We decided to be agile in our basement finish, rather than work from a predefined blueprint. Some decisions would be put off until necessary; like the colors of carpet and paint, the style of lighting fixtures, and even the placement of some doorways and size of closets. But some things have to be decided right at the start. What will the end product look like generally? (Modern.) What features are definitely required? (Bar, pool table, salon, bathroom, two bedrooms, toy room.) This is like deciding the overall look and feel of your app and its required features.

Once you've got a handle on the overall look and feature set, it's time for the strategy of how to make it happen. How will you design it? You can design the whole project, creating a detailed blueprint before starting work, or wait to design the bathroom until you are ready to start work on it. But keep dependencies in mind. If you cover the main heating duct with drywall before you run a duct to the bathroom, you'll be redoing your ceiling. Likewise, if you write some Javascript that runs on IE then find out you've got some Linux users, you'll be right back into that code.

We ended up doing the basement much like I write software. Start with a good idea of what features must be in the end product, but save the details for later. Know what has to be done first, middle, and last, but break each part into its details when you come to it.

Test each part well before moving on to the next. You want to find out that one of the electrical outlets didn't get a wire run to it BEFORE you put drywall on the walls.

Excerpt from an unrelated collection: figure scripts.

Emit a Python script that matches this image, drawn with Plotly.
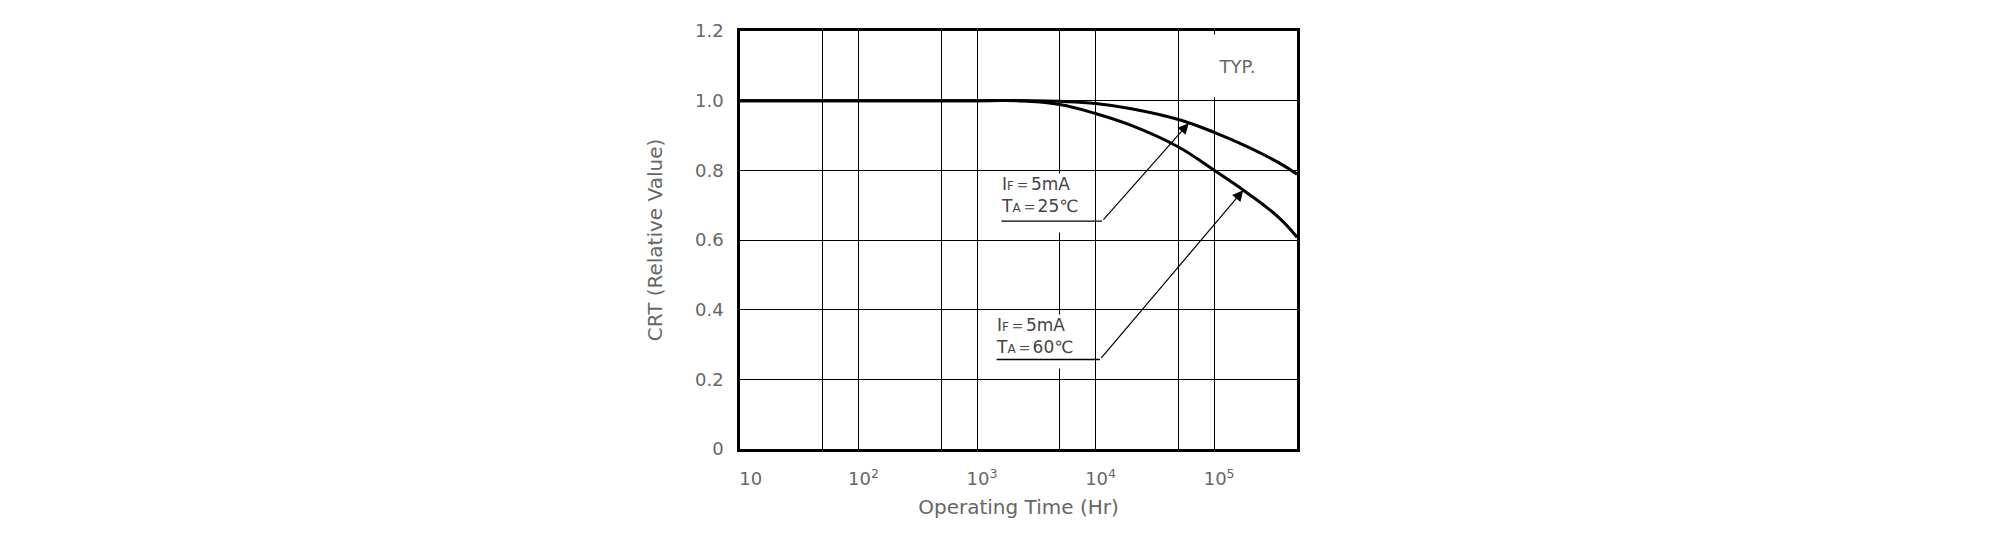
import numpy as np
import plotly.graph_objects as go

# CTR (relative value) vs operating time
hours_25c = [10, 1000, 3000, 5000, 10000, 20000, 50000, 100000, 190000, 350000, 500000]
ctr_25c = [1.0, 1.0, 1.0, 0.998, 0.992, 0.977, 0.946, 0.909, 0.868, 0.822, 0.789]

hours_60c = [10, 1000, 2500, 5000, 10000, 20000, 50000, 100000, 190000, 350000, 500000]
ctr_60c = [1.0, 1.0, 0.999, 0.989, 0.963, 0.929, 0.867, 0.800, 0.735, 0.665, 0.608]

# axis ticks / grid
x_tickvals = [10, 50, 100, 500, 1000, 5000, 10000, 50000, 100000]
x_ticktext = ["\u00a0\u00a010", "", "10<sup>2</sup>", "", "10<sup>3</sup>", "",
              "10<sup>4</sup>", "", "10<sup>5</sup>"]
y_tickvals = [0, 0.2, 0.4, 0.6, 0.8, 1.0, 1.2]
y_ticktext = ["0", "0.2", "0.4", "0.6", "0.8", "1.0", "1.2"]

label_25c = "I<span style='font-size:12px'>F</span>\uff1d5mA<br>T<span style='font-size:12px'>A</span>\uff1d25\u2103"
label_60c = "I<span style='font-size:12px'>F</span>\uff1d5mA<br>T<span style='font-size:12px'>A</span>\uff1d60\u2103"

FONT = "DejaVu Sans"
GREY = "#666"

fig = go.Figure()
fig.add_trace(go.Scatter(x=hours_25c, y=ctr_25c, mode="lines", name="25C",
                         line=dict(color="black", width=3, shape="spline", smoothing=1.2)))
fig.add_trace(go.Scatter(x=hours_60c, y=ctr_60c, mode="lines", name="60C",
                         line=dict(color="black", width=3, shape="spline", smoothing=1.2)))


def on_curve(xs, ys, x):
    # y of a curve at time x (log-x interpolation), used for arrow tips
    return float(np.interp(np.log10(x), np.log10(xs), ys))


tip_25 = 61000
tip_60 = 176000

annotations = [
    # white boxes that break the grid behind the texts
    dict(text="TYP.", x=np.log10(156000), y=1.1, xref="x", yref="y",
         showarrow=False, bgcolor="white", width=112, height=62, borderpad=0,
         font=dict(size=18, color=GREY, family=FONT)),
    dict(text=label_25c, x=np.log10(1560), y=0.791, xref="x", yref="y",
         xanchor="left", yanchor="top", showarrow=False, bgcolor="white",
         width=88, height=58, borderpad=0, align="left", valign="top",
         font=dict(size=17, color="#444", family=FONT)),
    dict(text=label_60c, x=np.log10(1420), y=0.389, xref="x", yref="y",
         xanchor="left", yanchor="top", showarrow=False, bgcolor="white",
         width=93, height=53, borderpad=0, align="left", valign="top",
         font=dict(size=17, color="#444", family=FONT)),
    # underlines
    dict(text="", x=np.log10(11350), y=0.654, ax=np.log10(1560), ay=0.654,
         xref="x", yref="y", axref="x", ayref="y", showarrow=True,
         arrowhead=0, arrowwidth=1.3, arrowcolor="black"),
    dict(text="", x=np.log10(10900), y=0.257, ax=np.log10(1420), ay=0.257,
         xref="x", yref="y", axref="x", ayref="y", showarrow=True,
         arrowhead=0, arrowwidth=1.3, arrowcolor="black"),
    # leaders with arrowheads
    dict(text="", x=np.log10(tip_25), y=on_curve(hours_25c, ctr_25c, tip_25),
         ax=np.log10(11350), ay=0.654, xref="x", yref="y", axref="x", ayref="y",
         showarrow=True, arrowhead=2, arrowsize=1.8, arrowwidth=1.2,
         arrowcolor="black"),
    dict(text="", x=np.log10(tip_60), y=on_curve(hours_60c, ctr_60c, tip_60),
         ax=np.log10(10900), ay=0.257, xref="x", yref="y", axref="x", ayref="y",
         showarrow=True, arrowhead=2, arrowsize=1.8, arrowwidth=1.2,
         arrowcolor="black"),
]

fig.update_layout(
    width=1999, height=542,
    margin=dict(l=732, r=710, t=21, b=101),
    paper_bgcolor="white", plot_bgcolor="white",
    showlegend=False,
    font=dict(family=FONT, color=GREY),
    annotations=annotations,
)

fig.update_xaxes(
    type="log", range=[1, np.log10(5e5)],
    tickvals=x_tickvals, ticktext=x_ticktext, ticks="",
    tickfont=dict(size=18, color=GREY), ticklabelstandoff=12, ticklabelshift=5,
    showgrid=True, gridcolor="black", gridwidth=1.3, zeroline=False,
    showline=True, linecolor="black", linewidth=2.5, mirror=True,
    title=dict(text="Operating Time (Hr)", font=dict(size=20, color=GREY), standoff=12),
)
fig.update_yaxes(
    range=[0, 1.2], tickvals=y_tickvals, ticktext=y_ticktext, ticks="",
    tickfont=dict(size=18, color=GREY), ticklabelstandoff=10,
    showgrid=True, gridcolor="black", gridwidth=1.3, zeroline=False,
    showline=True, linecolor="black", linewidth=2.5, mirror=True,
    title=dict(text="CRT (Relative Value)", font=dict(size=20, color=GREY), standoff=28),
)

fig.write_html("out.html")
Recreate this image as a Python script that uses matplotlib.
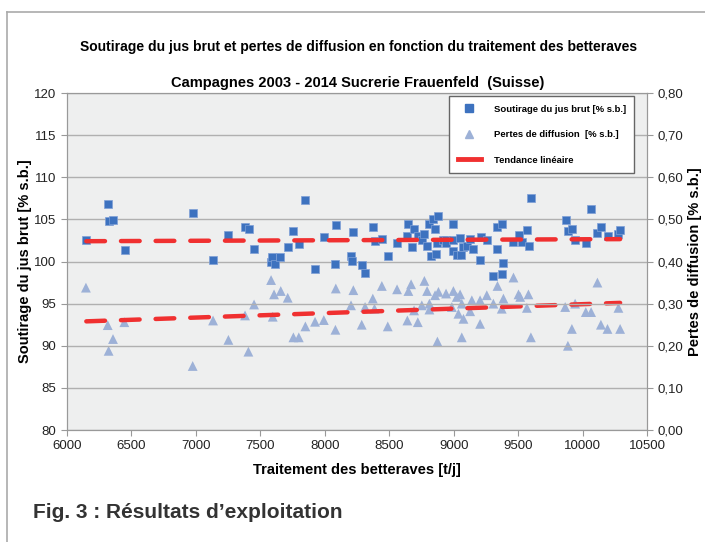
import numpy as np
import matplotlib
matplotlib.use("Agg")
import matplotlib.pyplot as plt
from matplotlib.lines import Line2D

plt.rcParams['font.family'] = ['Liberation Sans', 'DejaVu Sans']

# Soutirage du jus brut [% s.b.] vs traitement [t/j]
jus_x = [6150, 6318, 6323, 6360, 6448, 6975, 7133, 7252, 7381, 7412, 7453, 7580, 7593,
         7611, 7655, 7715, 7756, 7798, 7849, 7924, 7992, 8082, 8085, 8203, 8209, 8221,
         8286, 8314, 8372, 8390, 8442, 8488, 8560, 8636, 8648, 8674, 8695, 8725, 8752,
         8772, 8795, 8811, 8822, 8837, 8855, 8863, 8868, 8881, 8920, 8940, 8940, 8992,
         8997, 8997, 9023, 9049, 9054, 9075, 9101, 9127, 9152, 9204, 9210, 9256, 9307,
         9334, 9339, 9372, 9375, 9385, 9462, 9502, 9528, 9571, 9584, 9598, 9869, 9885,
         9916, 9941, 10024, 10068, 10114, 10141, 10195, 10277, 10290]
jus_y = [102.6, 106.8, 104.8, 104.9, 101.4, 105.7, 100.2, 103.2, 104.1, 103.8, 101.45, 100.0, 100.5,
         99.7, 100.5, 101.7, 103.6, 102.1, 107.3, 99.15, 102.9, 99.7, 104.3, 100.7, 100.1, 103.5,
         99.6, 98.6, 104.1, 102.4, 102.7, 100.6, 102.2, 103.0, 104.4, 101.7, 103.8, 103.0, 102.5,
         103.3, 101.8, 104.5, 100.6, 105.0, 103.9, 100.9, 102.2, 105.4, 102.5, 102.6, 102.2, 101.3,
         104.5, 102.6, 100.8, 102.75, 100.8, 101.7, 101.8, 102.7, 101.45, 100.2, 102.95, 102.6, 98.3,
         101.5, 104.1, 104.5, 98.5, 99.8, 102.35, 103.1, 102.35, 103.7, 101.8, 107.5, 104.9, 103.6,
         103.9, 102.6, 102.2, 106.2, 103.4, 104.1, 103.0, 103.3, 103.7]

# Pertes de diffusion [% s.b.] vs traitement [t/j]
pertes_x = [6147, 6316, 6323, 6357, 6445, 6975, 7133, 7252, 7381, 7407, 7451, 7583, 7596,
            7606, 7658, 7712, 7756, 7798, 7849, 7924, 7992, 8082, 8085, 8203, 8221, 8286,
            8312, 8372, 8385, 8442, 8488, 8560, 8640, 8648, 8669, 8692, 8721, 8752, 8772,
            8793, 8811, 8811, 8855, 8873, 8881, 8940, 8985, 8997, 9023, 9036, 9049, 9062,
            9062, 9075, 9127, 9140, 9204, 9204, 9256, 9307, 9339, 9372, 9385, 9463, 9502,
            9515, 9567, 9579, 9598, 9864, 9885, 9916, 9941, 10024, 10065, 10114, 10141,
            10192, 10277, 10290]
pertes_y = [0.338, 0.249, 0.188, 0.216, 0.256, 0.152, 0.260, 0.214, 0.272, 0.186, 0.298, 0.356, 0.269,
            0.322, 0.330, 0.314, 0.220, 0.220, 0.246, 0.257, 0.261, 0.238, 0.336, 0.296, 0.332, 0.250,
            0.292, 0.312, 0.288, 0.342, 0.246, 0.334, 0.260, 0.330, 0.346, 0.284, 0.256, 0.296, 0.354,
            0.330, 0.300, 0.286, 0.320, 0.210, 0.328, 0.324, 0.292, 0.330, 0.316, 0.276, 0.322, 0.300,
            0.220, 0.264, 0.282, 0.308, 0.308, 0.252, 0.320, 0.300, 0.342, 0.288, 0.312, 0.362, 0.322,
            0.316, 0.290, 0.322, 0.220, 0.292, 0.200, 0.240, 0.300, 0.280, 0.280, 0.350, 0.250,
            0.240, 0.290, 0.240]

x_ticks = [6000, 6500, 7000, 7500, 8000, 8500, 9000, 9500, 10000, 10500]
left_ticks = [80, 85, 90, 95, 100, 105, 110, 115, 120]
right_ticks = [0.0, 0.1, 0.2, 0.3, 0.4, 0.5, 0.6, 0.7, 0.8]

sq_color = '#3D72BF'
tri_color = '#9DB1D7'
trend_color = '#F03030'

fig = plt.figure(figsize=(7.05, 5.42), dpi=100)
ax = fig.add_axes([0.095, 0.2066, 0.823, 0.6218])
ax2 = ax.twinx()
ax.set_zorder(ax2.get_zorder() + 1)
ax.patch.set_visible(False)
ax2.patch.set_visible(True)
ax2.patch.set_facecolor('#EEEFEF')

ax.set_xlim(6000, 10500)
ax.set_ylim(80, 120)
ax2.set_ylim(0, 0.8)
ax.set_xticks(x_ticks)
ax.set_yticks(left_ticks)
ax2.set_yticks(right_ticks)
ax2.set_yticklabels([f"{v:.2f}".replace('.', ',') for v in right_ticks])
for a in (ax, ax2):
    a.tick_params(labelsize=9.5, colors='#222222', length=4, color='#999999')
    for s in a.spines.values():
        s.set_color('#999999')
ax.tick_params(axis='x', direction='out', pad=3)
ax.yaxis.grid(True, color='#B0B0B0', linewidth=1.0)
ax.set_axisbelow(True)

# trend lines (linear fits)
jx = np.array(jus_x)
px = np.array(pertes_x)
c1 = np.polyfit(jx, jus_y, 1)
c2 = np.polyfit(px, pertes_y, 1)
xs = np.array([jx.min(), jx.max()])
ax2.plot(xs, np.polyval(c2, xs), color=trend_color, lw=3.2, ls=(0, (4.2, 3.6)),
         dash_capstyle='round', zorder=2)
ax2.scatter(pertes_x, pertes_y, marker='^', s=50, color=tri_color, edgecolors='none', zorder=1)
ax.scatter(jus_x, jus_y, marker='s', s=40, color=sq_color, edgecolors='#7FA0D6',
           linewidths=0.5, zorder=3)
ax.plot(xs, np.polyval(c1, xs), color=trend_color, lw=3.2, ls=(0, (4.2, 3.6)),
        dash_capstyle='round', zorder=4)

ax.set_ylabel("Soutirage du jus brut [% s.b.]", fontsize=10.5, fontweight='bold', labelpad=2)
ax2.set_ylabel("Pertes de diffusion [% s.b.]", fontsize=10.5, fontweight='bold',
               rotation=90, labelpad=3)
ax.set_xlabel("Traitement des betteraves [t/j]", fontsize=10.5, fontweight='bold', labelpad=8)

fig.text(0.508, 0.913, "Soutirage du jus brut et pertes de diffusion en fonction du traitement des betteraves",
         ha='center', va='center', fontsize=10, fontweight='bold')
fig.text(0.508, 0.847, "Campagnes 2003 - 2014 Sucrerie Frauenfeld  (Suisse)",
         ha='center', va='center', fontsize=10.5, fontweight='bold')
fig.text(0.047, 0.055, "Fig. 3 : Résultats d\u2019exploitation", ha='left', va='center',
         fontsize=15, fontweight='bold', color='#333333')

# legend
handles = [
    Line2D([], [], ls='none', marker='s', ms=5.5, color=sq_color),
    Line2D([], [], ls='none', marker='^', ms=5.5, color=tri_color),
    Line2D([], [], color=trend_color, lw=3.5),
]
labels = ["Soutirage du jus brut [% s.b.]", "Pertes de diffusion  [% s.b.]", "Tendance linéaire"]
leg = ax.legend(handles, labels, loc='upper left', bbox_to_anchor=(0.659, 0.991),
                borderaxespad=0, frameon=True, fancybox=False, labelspacing=1.75,
                handlelength=2.4, handletextpad=1.4, borderpad=0.9,
                prop={'weight': 'bold', 'size': 6.8})
leg.get_frame().set_edgecolor('#666666')
leg.get_frame().set_facecolor('white')
leg.get_frame().set_alpha(1)

# outer frame
fig.add_artist(Line2D([0.01, 1.0], [0.978, 0.978], color='#AAAAAA', lw=1.2, transform=fig.transFigure))
fig.add_artist(Line2D([0.01, 0.01], [0.0, 0.978], color='#AAAAAA', lw=1.2, transform=fig.transFigure))

fig.savefig("out.png", dpi=100)
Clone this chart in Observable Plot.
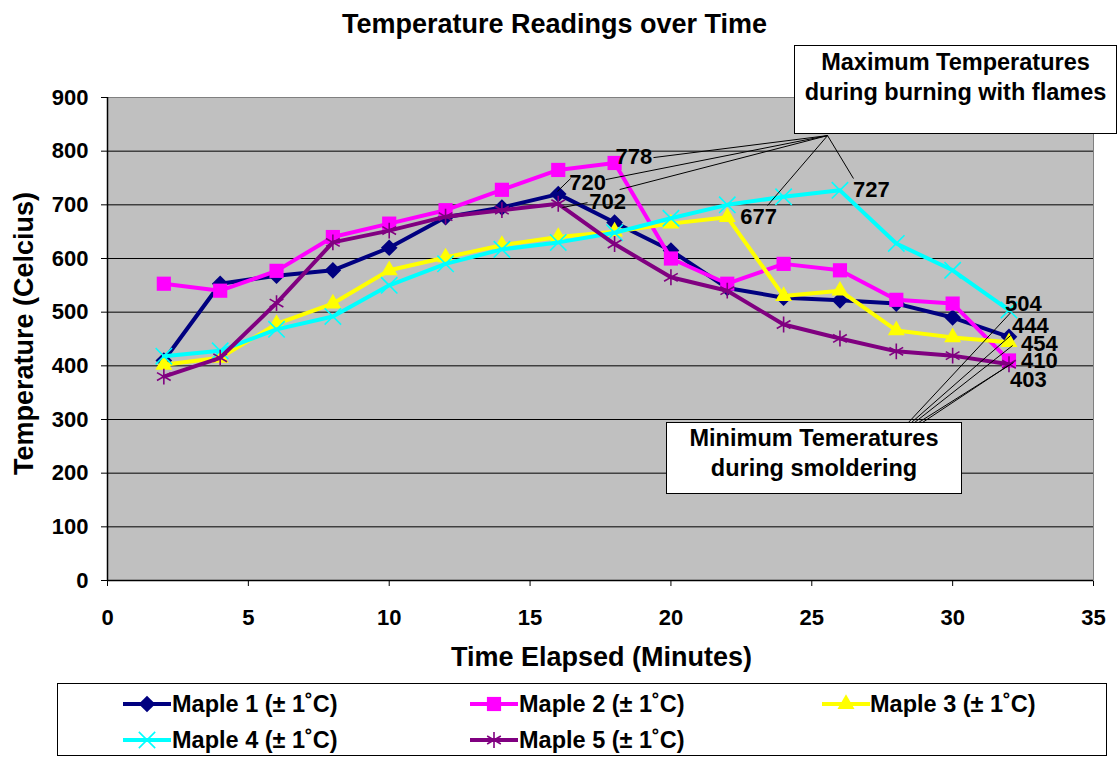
<!DOCTYPE html>
<html><head><meta charset="utf-8">
<script src="https://cdn.jsdelivr.net/npm/d3@7"></script>
<script src="https://cdn.jsdelivr.net/npm/@observablehq/plot@0.6"></script>
<style>
body{margin:0;background:#fff;}
#wrap{position:relative;width:1119px;height:761px;overflow:hidden;font-family:'Liberation Sans',Arial,sans-serif;font-weight:bold;color:#000;}
.abs{position:absolute;white-space:nowrap;}
#title{left:0;top:11px;width:1109px;text-align:center;font-size:27px;line-height:27px;}
#chart{left:0;top:50px;}
#xtitle{left:0;top:644px;width:1203px;text-align:center;font-size:27px;line-height:27px;}
#ytitle{left:-176px;top:320px;width:400px;height:27px;text-align:center;font-size:27px;line-height:27px;transform:rotate(-90deg);}
.callout{background:#fff;border:1.5px solid #000;box-sizing:border-box;text-align:center;font-size:23.5px;line-height:30px;}
#legendbox{left:57px;top:683px;width:1050px;height:73px;border:1px solid #000;box-sizing:border-box;background:#fff;}
.legtext{font-size:23.5px;line-height:23px;}
</style>
</head><body>
<div id="wrap">
  <div id="title" class="abs">Temperature Readings over Time</div>
  <div id="chart" class="abs"></div>
  <div id="xtitle" class="abs">Time Elapsed (Minutes)</div>
  <div id="ytitle" class="abs">Temperature (Celcius)</div>
  <div id="legendbox" class="abs"></div>
</div>
<script>
// ---- data ----
const times = [2,4,6,8,10,12,14,16,18,20,22,24,26,28,30,32];
const maple1 = [410,553,568,578,620,677,695,720,667,615,545,527,522,516,490,454];
const maple2 = [553,540,577,640,665,690,728,765,778,600,553,590,578,523,516,410];
const maple3 = [402,415,478,516,578,602,625,640,650,665,677,530,540,466,453,444];
const maple4 = [418,428,468,492,550,590,617,630,648,675,700,715,727,628,578,504];
const maple5 = [380,415,517,630,652,678,690,702,627,565,540,477,451,427,419,403];
const seriesNames = ["Maple 1 (± 1˚C)","Maple 2 (± 1˚C)","Maple 3 (± 1˚C)","Maple 4 (± 1˚C)","Maple 5 (± 1˚C)"];
const xTicks = [0,5,10,15,20,25,30,35];
const yTicks = [0,100,200,300,400,500,600,700,800,900];

// labelled points: [series index, time]
const maxLabels = [[1,18],[0,16],[4,16],[2,22],[3,26]];
const minLabels = [[3,32],[0,32],[2,32],[1,32],[4,32]];
const calloutMax = ["Maximum Temperatures","during burning with flames"];
const calloutMin = ["Minimum Temeratures","during smoldering"];

// ---- styles / layout ----
const colors = ["#000080","#FF00FF","#FFFF00","#00FFFF","#800080"];
const symbols = ["diamond2","square","triangle","times","asterisk"];
const radii = [7.5,8,6.3,7.5,7.5];
const filled = [true,true,true,false,false];
const d3sym = {diamond2:d3.symbolDiamond2,square:d3.symbolSquare,triangle:d3.symbolTriangle,times:d3.symbolTimes,asterisk:d3.symbolAsterisk};
// label offsets (px) keyed "series-time"
const labelOffsets = {"1-18":[1,-6],"0-16":[11,-11],"4-16":[31,-2],"2-22":[13,0],"3-26":[13,0],
  "3-32":[-4,-6],"0-32":[12,7],"2-32":[3,-16],"1-32":[12,0],"4-32":[1,16]};
// leader lines in data units [x1,y1,x2,y2]
const leaders = [
  [25.56,829,19.38,788],[25.56,829,17.68,747],[25.56,829,18.18,728.5],
  [25.56,829,23.43,698.7],[25.56,829,26.48,749],
  [16.44,749,15.97,725],[17.04,704,16.15,695],
  [28.43,294.4,32.06,499],[28.54,294.4,32.06,456.5],[28.65,294.4,32.13,437.9],
  [28.79,294.4,32.16,406],[28.93,294.4,31.98,400.6]
];

const all = [maple1,maple2,maple3,maple4,maple5];
const rows = all.flatMap((arr,i)=>arr.map((v,j)=>({t:times[j],v,s:i})));
const labelRows = [...maxLabels,...minLabels].map(([s,t])=>{
  const v = all[s][times.indexOf(t)];
  return {t,v,s,txt:String(v),off:labelOffsets[s+"-"+t]};
});

const seriesMarks = all.flatMap((arr,i)=>{
  const d = rows.filter(r=>r.s===i);
  return [
    Plot.line(d,{x:"t",y:"v",stroke:colors[i],strokeWidth:4,strokeLinejoin:"round"}),
    Plot.dot(d,{x:"t",y:"v",symbol:symbols[i],r:radii[i],
      fill:filled[i]?colors[i]:"none",stroke:filled[i]?"none":colors[i],strokeWidth:filled[i]?0:1.6})
  ];
});

const labelMarks = labelRows.map(r=>Plot.text([r],{x:"t",y:"v",text:"txt",textAnchor:"start",
  dx:r.off[0],dy:r.off[1],fill:"black",fontSize:22,fontWeight:"bold"}));

const chart = Plot.plot({
  width:1119,height:630,
  marginTop:47,marginBottom:100,marginLeft:107,marginRight:26,
  style:{fontFamily:"'Liberation Sans', Arial, sans-serif",fontSize:"22px",fontWeight:"bold",color:"black",background:"transparent",overflow:"visible"},
  x:{domain:[0,35],ticks:xTicks,tickSize:6,tickPadding:23,label:null},
  y:{domain:[0,900],ticks:yTicks,tickSize:6,tickPadding:13,label:null},
  marks:[
    Plot.frame({fill:"#C0C0C0",stroke:"#808080"}),
    Plot.ruleY(yTicks.filter(v=>v>0&&v<900),{stroke:"#000",strokeWidth:1}),
    Plot.ruleY([0],{stroke:"#000",strokeWidth:1.5}),
    Plot.ruleX([0],{stroke:"#000",strokeWidth:1.5}),
    ...seriesMarks,
    Plot.link(leaders,{x1:d=>d[0],y1:d=>d[1],x2:d=>d[2],y2:d=>d[3],stroke:"#000",strokeWidth:1}),
    ...labelMarks
  ]
});
document.getElementById("chart").appendChild(chart);

// callout boxes
const wrap = document.getElementById("wrap");
function callout(lines,left,top,w,h,pad){
  const el=document.createElement("div");
  el.className="abs callout";
  Object.assign(el.style,{left:left+"px",top:top+"px",width:w+"px",height:h+"px",paddingTop:pad+"px"});
  el.innerHTML=lines.join("<br>");
  wrap.appendChild(el);
}
callout(calloutMax,794,45,323,89,1);
callout(calloutMin,666,422,296,72,0);

// legend
const colLine=[123,470,822], colText=[172,519,870], rowY=[704,740];
seriesNames.forEach((name,i)=>{
  const c=i%3, r=Math.floor(i/3);
  const svg=d3.create("svg").attr("width",48).attr("height",24)
    .style("position","absolute").style("left",colLine[c]+"px").style("top",(rowY[r]-12)+"px");
  svg.append("line").attr("x1",0).attr("x2",48).attr("y1",12).attr("y2",12).attr("stroke",colors[i]).attr("stroke-width",4);
  svg.append("path").attr("transform","translate(24,12)")
    .attr("d",d3.symbol(d3sym[symbols[i]],Math.PI*radii[i]*radii[i])())
    .attr("fill",filled[i]?colors[i]:"none").attr("stroke",filled[i]?"none":colors[i]).attr("stroke-width",1.6);
  wrap.appendChild(svg.node());
  const t=document.createElement("div");
  t.className="abs legtext";
  t.style.left=colText[c]+"px"; t.style.top=(rowY[r]-11.2)+"px";
  t.textContent=name;
  wrap.appendChild(t);
});
</script>
</body></html>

And you want to know that your sql stored procedure works correctly before you start calling it from several different web apps.

For me the greatest lesson learned from finishing a basement is that everything doesn't have to be perfect. A wall stud can be a half inch off and you can still make it work. A heating duct can be a few inches too long or short and be fine. Likewise, sometimes the quick and dirty code is good enough. No function will ever be elegant enough and fast enough and memory efficient enough for me to consider it perfect. Put down the level and tape measure, nail the board into place and move on.